Vincents Tagebuch

Brot

von | 23. Juni 2020 | Tagebuch

Wer jemals einen Krimi des Schweden Henning Mankell gelesen hat, der weiß, dass bei seinem Kommissar Wallander alle 30 Seiten ein Klappbrot fällig ist. Wer kennt nicht die Stulle und all das deutsche Graubrot, aus dessen Geist unsere Mentalität sich formte. Weißbrot ist nur in Deutschland ungesund. Bisher haben aber unsere Artgenossen, die in lateinischen Ländern leben, allen Kassandrarufen zum Trotz, ganz passabel überlebt. Da wären die Spanier, Italiener und die Franzosen, die pauschal eine höhere Lebenserwartung haben als wir Deutschen.

Ich glaube es gibt beim Brot einen Unterschied, ob das Rezept aus dem protestantisch-puritanischen Kulturkreis oder aus dem katholischen Kulturkreis stammt. Weißbrot ist auf alle Fälle, vielleicht mit Ausnahme der Zeit des napoleonischen Empires, eindeutig pazifistischer. Vielleicht ist Schwarzbrot eine Erfindung des Militärs? Im Internat bin ich mit hartgebackenem Kriegsgerät aufgewachsen. Es nannte sich Kommissbrot. Die rechteckigen Ziegel wurden in der Klosterküche meines Internats gebacken und hätten eigentlich unters Waffengesetz fallen müssen. Ähnlich wie vielleicht die unzerstörbaren, englischen Brotsorten wie das Rundbrot namens „Cob“, mit Malz und Kleieanteil verfestigt, mit dem man die Kolonien dem Commonwealth befrohte. Gegen „Cob“ ist ein olympischer, eisengerändelter Hartholzdiskus ein echtes Friedensangebot. Ganz traumatisch wirkt skandinavisches Knäckebrot, das der humorvolle Philosoph Gerhard Polt immer gedanklich in die Idylle schiebt, wenn er auf der Bühne geistige Abwürg-Verdrahtung, und splittrige Lebensverneinung darstellen möchte.

Um aber jetzt nochmal auf’s Konfessionelle zu kommen: Brot ist in katholisch geprägten Ländern ein Symbol für den Leib Christi, und dem rückt man nicht mit dem Messer auf die Pelle. In diesen Ländern muss das Brot von einer Konsistenz sein, dass es gebrochen werden kann. Man kann sich mit solchen Broten keine Stulle schmieren, sondern bricht es. Es saugt Flüssigkeiten gut auf, man taucht es in Olivenöl oder reibt sich den Saucenteller damit aus. Wenn sich in der Wielandshöhe jemand mit der Butter und dem gereichten Brot eine Stulle streichen will, ist es garantiert jemand, der dem protestantischen, oder dem steinigen Katholizismus der Schwäbischen Alb entflohen ist. Um diese hochwillkommenen Gäste genießerisch zu sozialisieren, sieht unser Brot so aus wie auf dem Foto unten.

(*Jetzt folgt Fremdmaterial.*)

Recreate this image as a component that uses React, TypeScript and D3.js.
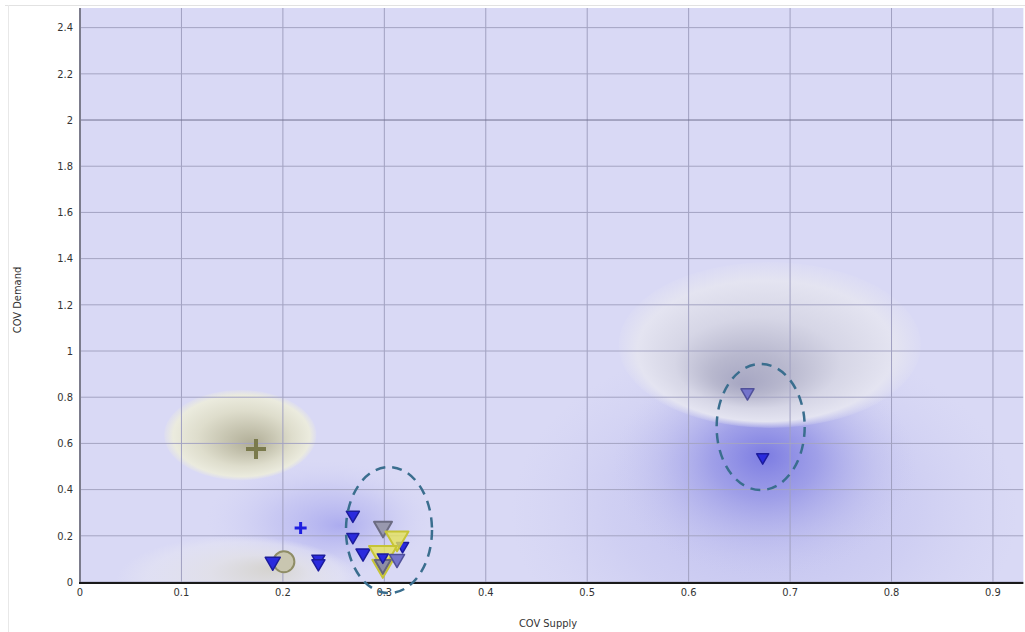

Aus diesem Geist heraus backen wir unser Brot also genau umgekehrt, grad so, dass man kein Klappbrot zusammenbauen kann. Ich erinnere mich noch genau (Kindheitstrauma) an das verdammte Schwarzbrot, das es bei meinen Großeltern gab. Es erinnerte an recycelte Pappdeckel und wies nur feinste Porung auf, so dass man keinesfalls viel Butter in die Löcher schmieren konnte. „Geiz ist Geil“, ist eine uralte schwäbische Erfindung und anderswo ebenso.